__Source material__.
__________________________________________________

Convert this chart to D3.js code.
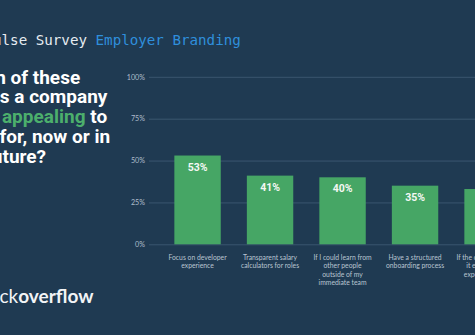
<!DOCTYPE html>
<html><head><meta charset="utf-8">
<script src="https://cdn.jsdelivr.net/npm/d3@7"></script>
<style>
html,body{margin:0;padding:0;background:#1f3a52;overflow:hidden;}
svg{display:block;}
</style></head>
<body>
<svg id="c" width="475" height="335"></svg>
<script>
const categories = [
  "Focus on developer experience",
  "Transparent salary calculators for roles",
  "If I could learn from other people outside of my immediate team",
  "Have a structured onboarding process",
  "If the company made it easier to get experience"
];
const categoryLines = [
  ["Focus on developer", "experience"],
  ["Transparent salary", "calculators for roles"],
  ["If I could learn from", "other people", "outside of my", "immediate team"],
  ["Have a structured", "onboarding process"],
  ["If the company made", "it easier to get", "experience with"]
];
const values = [53, 41, 40, 35, 33];
const yTicks = [0, 25, 50, 75, 100];
const questionLines = [
  [["Which of these", "#fff"]],
  [["makes a company", "#fff"]],
  [["more ", "#fff"], ["appealing", "#4caf6c"], [" to", "#fff"]],
  [["work for, now or in", "#fff"]],
  [["the future?", "#fff"]]
];

const svg = d3.select("#c");
const W = 475, H = 335;
svg.append("rect").attr("width", W).attr("height", H).attr("fill", "#1f3a52");

// header
const hdr = svg.append("text").attr("x", -15.5).attr("y", 44.5)
  .attr("font-family", "DejaVu Sans Mono, monospace").attr("font-size", 14.2);
hdr.append("tspan").attr("fill", "#e6ecf1").text("Pulse Survey ");
hdr.append("tspan").attr("fill", "#2f8fdc").text("Employer Branding");

// question
questionLines.forEach((parts, i) => {
  const t = svg.append("text").attr("x", -47).attr("y", 83.5 + i * 19.8)
    .attr("font-family", "Roboto, sans-serif").attr("font-weight", 700)
    .attr("font-size", 19);
  parts.forEach(p => t.append("tspan").attr("fill", p[1]).text(p[0]));
});

// logo text
const logo = svg.append("text").attr("x", -25).attr("y", 303)
  .attr("font-family", "Lato, sans-serif").attr("font-size", 19).attr("fill", "#f2f4f6");
logo.append("tspan").attr("font-weight", 400).text("stack");
logo.append("tspan").attr("font-weight", 700).text("overflow");

// chart
const y = d3.scaleLinear().domain([0, 100]).range([244.3, 76.8]);
const x = d3.scaleBand().domain(categories).range([161.3, 523.8])
  .paddingInner(0.36).paddingOuter(0.18);

const yAxis = d3.axisLeft(y).tickValues(yTicks).tickFormat(d => d + "%")
  .tickSize(-(W - 149)).tickPadding(4);
const ga = svg.append("g").attr("transform", "translate(149,0)").call(yAxis);
ga.select(".domain").remove();
ga.selectAll(".tick line").attr("stroke", "#3a566f").attr("stroke-width", 1);
ga.selectAll(".tick text").attr("fill", "#aebccb")
  .attr("font-family", "Lato, sans-serif").attr("font-size", 7.2);

svg.append("g").selectAll("rect").data(values).join("rect")
  .attr("x", (d, i) => x(categories[i]))
  .attr("width", x.bandwidth())
  .attr("y", d => y(d))
  .attr("height", d => y(0) - y(d))
  .attr("fill", "#46a665");

svg.append("g").selectAll("text").data(values).join("text")
  .attr("x", (d, i) => x(categories[i]) + x.bandwidth() / 2)
  .attr("y", d => y(d) + 15)
  .attr("text-anchor", "middle")
  .attr("font-family", "Roboto, sans-serif").attr("font-weight", 700)
  .attr("font-size", 10.5).attr("fill", "#f4f8f4")
  .text(d => d + "%");

categoryLines.forEach((lines, i) => {
  const t = svg.append("text")
    .attr("text-anchor", "middle")
    .attr("font-family", "Lato, sans-serif").attr("font-size", 6.8)
    .attr("fill", "#b9c5d1");
  lines.forEach((ln, j) => t.append("tspan")
    .attr("x", x(categories[i]) + x.bandwidth() / 2)
    .attr("y", 259.6 + j * 8.6).text(ln));
});
</script>
</body></html>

__________________________________________________

__Instruction__.
Show the lines from the data above that contain the string "chart".

__Completed exercise__.
Convert this chart to D3.js code.
// chart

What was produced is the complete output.